I checked voltages and waveforms at C198 which is a .01 in this case since I have the early production run of the chassis. I got about 10 volts on the top side of the .01 and 0 volts at the ground side. I didnt see any variation in voltage when adjusting the reactance coil (provided I adjusted the right coil). Here is the waveform I observed at the top side of this cap. Please note that all these measurements were taken with the chassis on the workbench. So no HV or connection to the CRT at all. Here is what I found.

Forget the HV, but is the horizontal running on the workbench? It has to be running in order to get a burst gate pulse. No burst gate, nothing gets to the phase detector, so impossible to tell what's wrong or not.

Also, is the scope set for DC coupling? The variation you are looking for is slow, same rate as the color changing a few times per second, so with your high speed scope setting and DC coupling, you would expect the trace to go up and down a few times a second, in sync with the color phase changing. If the scope is set to AC coupling, you won't see such a slow variation at all.

One more thing - if the color is changing rapidly, the voltmeter may not respond in time, that's why the scope is preferred.

Oh duh...horizontal was not running. I will need to make a shorting bar for the yoke socket to get it to turn on. Back to square one. Scope was set on ac. When set on DC the trace disappears (please bear with me im new to scopes).

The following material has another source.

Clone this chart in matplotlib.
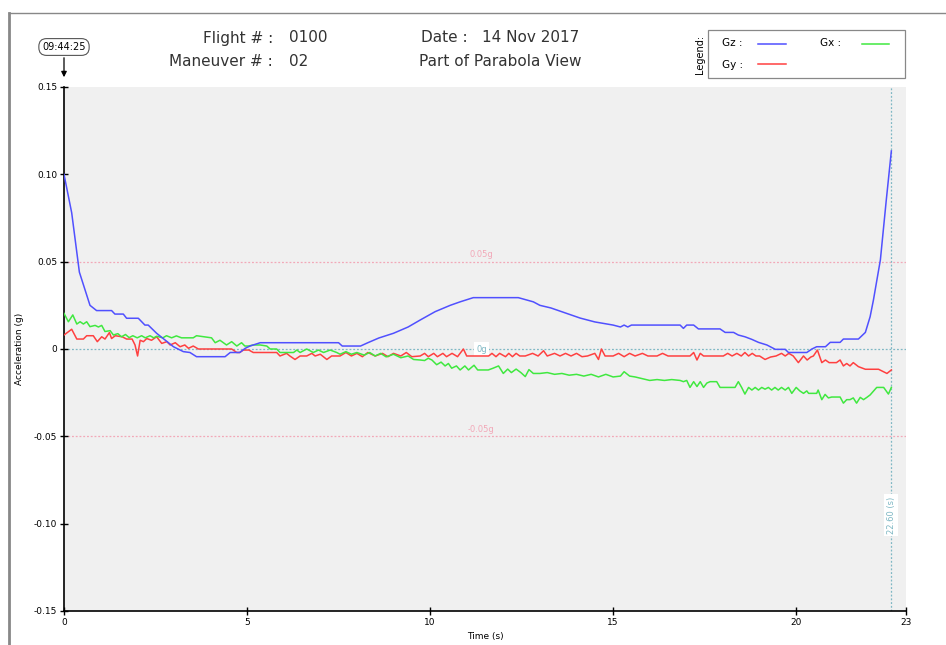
import matplotlib
matplotlib.use("Agg")
import matplotlib.pyplot as plt
from matplotlib.lines import Line2D
from matplotlib.patches import Rectangle

# --- data ------------------------------------------------------------------
gz_t = [0, 0.21, 0.42, 0.71, 0.89, 1.30, 1.39, 1.62, 1.71, 2.03, 2.21, 2.30, 2.53, 2.99,
        3.26, 3.44, 3.62, 4.40, 4.54, 4.80, 4.95, 5.08, 5.36, 7.50, 7.60, 8.10, 8.30, 8.60,
        9.00, 9.40, 9.73, 10.14, 10.55, 10.82, 11.18, 12.41, 12.82, 13.00, 13.30, 13.70,
        14.10, 14.50, 15.00, 15.20, 15.30, 15.40, 15.50, 15.70, 16.83, 16.92, 17.01, 17.20,
        17.33, 17.92, 18.06, 18.29, 18.42, 18.60, 18.79, 18.97, 19.20, 19.43, 19.70, 19.79,
        20.29, 20.43, 20.56, 20.80, 20.93, 21.20, 21.29, 21.70, 21.89, 22.02, 22.11, 22.30,
        22.46, 22.60]
gz_v = [0.100, 0.078, 0.044, 0.025, 0.022, 0.022, 0.020, 0.020, 0.0176, 0.0176, 0.0137,
        0.0137, 0.009, 0.0013, -0.0015, -0.002, -0.0044, -0.0044, -0.002, -0.002, 0.0004,
        0.0017, 0.0036, 0.0036, 0.0017, 0.0017, 0.0036, 0.0063, 0.009, 0.0126, 0.0166,
        0.0214, 0.025, 0.027, 0.0294, 0.0294, 0.027, 0.025, 0.0235, 0.0206, 0.0177, 0.0155,
        0.0137, 0.0126, 0.0137, 0.0126, 0.0137, 0.0137, 0.0137, 0.0118, 0.0137, 0.0137,
        0.0115, 0.0115, 0.0095, 0.0095, 0.008, 0.007, 0.0055, 0.0038, 0.0023, -0.0002,
        -0.0002, -0.002, -0.002, 0.0, 0.0013, 0.0013, 0.0038, 0.0038, 0.0057, 0.0057,
        0.0095, 0.0185, 0.028, 0.051, 0.085, 0.1134]

gy_t = [0, 0.21, 0.35, 0.53, 0.62, 0.80, 0.91, 1.03, 1.12, 1.24, 1.30, 1.40, 1.59, 1.71,
        1.86, 1.94, 2.01, 2.08, 2.17, 2.26, 2.39, 2.53, 2.67, 2.81, 2.90, 3.04, 3.17, 3.30,
        3.40, 3.53, 3.67, 4.58, 4.72, 4.80, 4.90, 5.05, 5.17, 5.81, 5.90, 6.08, 6.17, 6.31,
        6.45, 6.63, 6.77, 6.86, 7.00, 7.18, 7.31, 7.54, 7.70, 7.85, 8.00, 8.15, 8.30, 8.50,
        8.70, 8.85, 9.00, 9.20, 9.35, 9.50, 9.73, 9.85, 9.95, 10.10, 10.20, 10.35, 10.45,
        10.60, 10.75, 10.91, 11.00, 11.60, 11.69, 11.80, 11.90, 12.06, 12.15, 12.25, 12.35,
        12.45, 12.60, 12.80, 12.95, 13.10, 13.20, 13.40, 13.55, 13.70, 13.85, 14.00, 14.15,
        14.30, 14.50, 14.60, 14.68, 14.78, 15.00, 15.15, 15.30, 15.45, 15.60, 15.80, 15.95,
        16.20, 16.35, 16.50, 16.83, 17.10, 17.20, 17.29, 17.38, 17.47, 18.01, 18.13, 18.25,
        18.38, 18.50, 18.60, 18.70, 18.80, 18.90, 19.00, 19.15, 19.30, 19.45, 19.60, 19.70,
        19.80, 19.92, 20.06, 20.20, 20.30, 20.40, 20.47, 20.58, 20.70, 20.80, 20.90, 21.10,
        21.20, 21.29, 21.38, 21.47, 21.56, 21.70, 21.89, 22.25, 22.48, 22.60]
gy_v = [0.008, 0.0113, 0.0057, 0.0057, 0.0076, 0.0076, 0.0042, 0.007, 0.0057, 0.0094,
        0.006, 0.0076, 0.007, 0.0057, 0.0057, 0.0023, -0.004, 0.005, 0.0042, 0.006, 0.005,
        0.007, 0.0032, 0.0042, 0.0023, 0.0036, 0.0013, 0.0023, 0.0004, 0.0017, 0.0, 0.0,
        -0.002, -0.002, -0.0006, -0.0006, -0.002, -0.002, -0.004, -0.0025, -0.004, -0.006,
        -0.004, -0.004, -0.0025, -0.004, -0.003, -0.006, -0.004, -0.004, -0.002, -0.004,
        -0.0025, -0.0044, -0.002, -0.004, -0.0025, -0.0044, -0.0025, -0.004, -0.002,
        -0.0044, -0.004, -0.0025, -0.0044, -0.0025, -0.0044, -0.0025, -0.0044, -0.0025,
        -0.0044, 0.0, -0.004, -0.004, -0.0025, -0.0044, -0.0025, -0.0044, -0.0025, -0.0044,
        -0.0025, -0.004, -0.004, -0.0025, -0.004, -0.001, -0.004, -0.0025, -0.004, -0.0025,
        -0.004, -0.0025, -0.0044, -0.004, -0.0025, -0.006, 0.0, -0.004, -0.004, -0.0025,
        -0.0044, -0.0025, -0.004, -0.0025, -0.004, -0.004, -0.0025, -0.004, -0.004, -0.004,
        -0.002, -0.0063, -0.0025, -0.004, -0.004, -0.0025, -0.004, -0.0025, -0.004, -0.002,
        -0.004, -0.0025, -0.004, -0.004, -0.006, -0.0046, -0.004, -0.0025, -0.004, -0.0025,
        -0.004, -0.0078, -0.004, -0.0063, -0.0046, -0.004, -0.0006, -0.0078, -0.0063,
        -0.0078, -0.0078, -0.0063, -0.0097, -0.0083, -0.0097, -0.0078, -0.0101, -0.0116,
        -0.0116, -0.014, -0.012]

gx_t = [0, 0.12, 0.24, 0.35, 0.44, 0.53, 0.62, 0.71, 0.85, 0.94, 1.03, 1.12, 1.26, 1.35,
        1.47, 1.57, 1.68, 1.78, 1.88, 2.00, 2.12, 2.22, 2.35, 2.45, 2.53, 2.70, 2.80, 2.94,
        3.07, 3.21, 3.53, 3.62, 4.03, 4.13, 4.26, 4.44, 4.58, 4.72, 4.85, 4.94, 5.04, 5.17,
        5.36, 5.54, 5.63, 5.81, 5.90, 6.27, 6.36, 6.45, 6.63, 6.81, 6.95, 7.09, 7.27, 7.45,
        7.54, 7.70, 7.85, 8.00, 8.20, 8.35, 8.50, 8.65, 8.80, 9.00, 9.20, 9.40, 9.55, 9.73,
        9.85, 9.95, 10.05, 10.18, 10.30, 10.41, 10.50, 10.59, 10.72, 10.82, 10.95, 11.05,
        11.20, 11.30, 11.45, 11.59, 11.72, 11.87, 12.00, 12.12, 12.22, 12.35, 12.48, 12.60,
        12.70, 12.82, 13.00, 13.20, 13.40, 13.60, 13.80, 14.00, 14.20, 14.40, 14.60, 14.80,
        15.00, 15.20, 15.30, 15.45, 15.60, 15.80, 16.00, 16.20, 16.40, 16.60, 16.83, 16.92,
        17.01, 17.10, 17.20, 17.29, 17.38, 17.47, 17.56, 17.65, 17.83, 17.92, 18.33, 18.42,
        18.51, 18.60, 18.70, 18.79, 18.88, 18.97, 19.06, 19.15, 19.24, 19.33, 19.42, 19.51,
        19.60, 19.70, 19.79, 19.88, 20.00, 20.10, 20.20, 20.29, 20.34, 20.56, 20.60, 20.70,
        20.79, 20.88, 20.97, 21.20, 21.29, 21.38, 21.47, 21.56, 21.65, 21.75, 21.84, 21.93,
        22.02, 22.20, 22.39, 22.52, 22.60]
gx_v = [0.0204, 0.0156, 0.0195, 0.0143, 0.0156, 0.0143, 0.0156, 0.0128, 0.0135, 0.0126,
        0.0135, 0.010, 0.0105, 0.008, 0.0088, 0.007, 0.0083, 0.0065, 0.0076, 0.0064, 0.0076,
        0.0064, 0.0076, 0.0064, 0.0073, 0.0064, 0.0076, 0.0064, 0.0075, 0.0064, 0.0064,
        0.0076, 0.0064, 0.0036, 0.005, 0.0023, 0.0042, 0.0017, 0.0036, 0.0017, 0.0017,
        0.0023, 0.0023, 0.0017, 0.0, 0.0, -0.002, -0.002, -0.0006, -0.002, 0.0, -0.002,
        -0.0006, -0.002, -0.0006, -0.002, -0.003, -0.0015, -0.003, -0.002, -0.0035, -0.002,
        -0.004, -0.0025, -0.0045, -0.003, -0.005, -0.004, -0.006, -0.0063, -0.0066, -0.0053,
        -0.0063, -0.009, -0.0075, -0.0097, -0.0083, -0.011, -0.0097, -0.012, -0.0097, -0.012,
        -0.0093, -0.012, -0.012, -0.012, -0.011, -0.0097, -0.014, -0.0115, -0.0135, -0.0115,
        -0.0135, -0.0158, -0.0118, -0.014, -0.014, -0.0135, -0.0145, -0.014, -0.015, -0.0145,
        -0.0155, -0.0145, -0.016, -0.0145, -0.016, -0.0155, -0.013, -0.0155, -0.016, -0.017,
        -0.018, -0.0175, -0.018, -0.0175, -0.018, -0.0187, -0.018, -0.022, -0.0187, -0.0215,
        -0.0187, -0.022, -0.0195, -0.0187, -0.0187, -0.022, -0.022, -0.0187, -0.022, -0.0258,
        -0.022, -0.0235, -0.022, -0.0235, -0.022, -0.023, -0.022, -0.0235, -0.022, -0.0235,
        -0.022, -0.0235, -0.022, -0.0254, -0.022, -0.024, -0.0254, -0.024, -0.0254, -0.0254,
        -0.0235, -0.029, -0.026, -0.028, -0.0275, -0.0275, -0.031, -0.029, -0.029, -0.028,
        -0.031, -0.0277, -0.029, -0.0277, -0.0263, -0.022, -0.022, -0.0258, -0.022]

y_ticks = [-0.15, -0.10, -0.05, 0, 0.05, 0.10, 0.15]
y_tick_labels = ["-0.15", "-0.10", "-0.05", "0", "0.05", "0.10", "0.15"]
x_ticks = [0, 5, 10, 15, 20, 23]
ref_levels = [0.05, 0, -0.05]
ref_labels = ["0.05g", "0g", "-0.05g"]
end_time = 22.60

C_GZ = "#5050ff"
C_GY = "#ff4040"
C_GX = "#40e840"
C_PINK = "#f2a8b8"
C_TEAL = "#7fb8c4"


def fx(px):
    return px / 946.0


def fy(py):
    return 1 - py / 645.0


def main():
    fig = plt.figure(figsize=(9.46, 6.45), dpi=100)
    fig.patch.set_facecolor("white")

    ax = fig.add_axes([fx(64), fy(611), fx(906) - fx(64), fy(87) - fy(611)])
    ax.set_facecolor("#f0f0f0")
    ax.set_xlim(0, 23)
    ax.set_ylim(-0.15, 0.15)

    for side in ("top", "right"):
        ax.spines[side].set_visible(False)
    for side in ("left", "bottom"):
        ax.spines[side].set_linewidth(1.2)

    ax.set_yticks(y_ticks)
    ax.set_yticklabels(y_tick_labels)
    ax.set_xticks(x_ticks)
    ax.tick_params(direction="inout", length=6, width=1, labelsize=6.5, pad=2)

    ax.set_ylabel("Acceleration (g)", fontsize=6.5, labelpad=7)
    ax.set_xlabel("Time (s)", fontsize=6.5, labelpad=4)

    # reference lines
    for lvl, lab in zip(ref_levels, ref_labels):
        col = C_TEAL if lvl == 0 else C_PINK
        ax.axhline(lvl, color=col, lw=0.9, ls=(0, (1.5, 1.5)), zorder=1)
        if lvl == 0:
            ax.text(11.4, lvl, lab, color=C_TEAL, fontsize=6, ha="center", va="center",
                    bbox=dict(boxstyle="square,pad=0.25", fc="white", ec="none"), zorder=2)
        else:
            ax.text(11.4, lvl + 0.0015, lab, color=C_PINK, fontsize=6, ha="center", va="bottom",
                    zorder=2)

    ax.axvline(end_time, color=C_TEAL, lw=0.9, ls=(0, (1.5, 1.5)), zorder=1)
    ax.text(end_time, -0.095, "%.2f (s)" % end_time, color=C_TEAL, fontsize=6,
            rotation=90, ha="center", va="center",
            bbox=dict(boxstyle="square,pad=0.3", fc="white", ec="none"), zorder=2)

    ax.plot(gy_t, gy_v, color=C_GY, lw=1.1, zorder=3)
    ax.plot(gx_t, gx_v, color=C_GX, lw=1.1, zorder=3)
    ax.plot(gz_t, gz_v, color=C_GZ, lw=1.1, zorder=4)

    # time stamp with arrow
    fig.text(fx(64), fy(47), "09:44:25", fontsize=7, ha="center", va="center",
             bbox=dict(boxstyle="round,pad=0.35,rounding_size=0.8", fc="white", ec="#555555", lw=0.8))
    ax.annotate("", xy=(fx(64), fy(80)), xycoords="figure fraction",
                xytext=(fx(64), fy(55)), textcoords="figure fraction",
                arrowprops=dict(arrowstyle="-|>", color="black", lw=0.9, mutation_scale=8))

    # header
    hdr = dict(fontsize=11, color="#333333", va="center")
    fig.text(fx(273), fy(38), "Flight # :", ha="right", **hdr)
    fig.text(fx(289), fy(38), "0100", ha="left", **hdr)
    fig.text(fx(273), fy(62), "Maneuver # :", ha="right", **hdr)
    fig.text(fx(289), fy(62), "02", ha="left", **hdr)
    fig.text(fx(468), fy(38), "Date :", ha="right", **hdr)
    fig.text(fx(482), fy(38), "14 Nov 2017", ha="left", **hdr)
    fig.text(fx(500), fy(61), "Part of Parabola View", ha="center", **hdr)

    # legend box
    fig.patches.append(Rectangle((fx(708), fy(78)), fx(905) - fx(708), fy(30) - fy(78),
                                 transform=fig.transFigure, fc="white", ec="#888888", lw=0.9))
    fig.text(fx(700), fy(54), "Legend:", rotation=90, fontsize=7, ha="center", va="center")
    lg = dict(fontsize=7.5, ha="left", va="center")
    fig.text(fx(722), fy(43), "Gz :", **lg)
    fig.text(fx(722), fy(65), "Gy :", **lg)
    fig.text(fx(820), fy(43), "Gx :", **lg)
    for x0, x1, yy, col in [(758, 786, 44, C_GZ), (758, 786, 64, C_GY), (862, 889, 44, C_GX)]:
        fig.add_artist(Line2D([fx(x0), fx(x1)], [fy(yy), fy(yy)], color=col, lw=1.1))

    # outer frame
    fig.add_artist(Line2D([fx(9), fx(9)], [0, fy(13)], color="#888888", lw=2))
    fig.add_artist(Line2D([fx(9), 1], [fy(13), fy(13)], color="#888888", lw=1))

    fig.savefig("out.png", dpi=100)


if __name__ == "__main__":
    main()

Got an analog VOM with a d'arsonval meter? That ought to capture the variation.
Dirty secret to taking under-chassis measurements with the chassis in the cabinet: get some clip leads connect one end of a lead to a relevant test point and run the other out from under the chassis to your meter probe and slide the chassis back in the cabinet....That method has saved my bacon on sweep and boost troubleshooting a few times.

Also table model CTC-4s have enough harness length (except maybe HV, but that can be addressed) that you can set the chassis up on the floor behind the cabinet with all the under-chassis exposed...For a console like yours if you can find a sturdy box or some such as high off the ground as the chassis shelf then you should be able to pull it up to the back of the set place the chassis on it and make everything reach/accessible.

I have a voltohmyst, it needs to be calibrated pretty bad. Havent used it in awhile.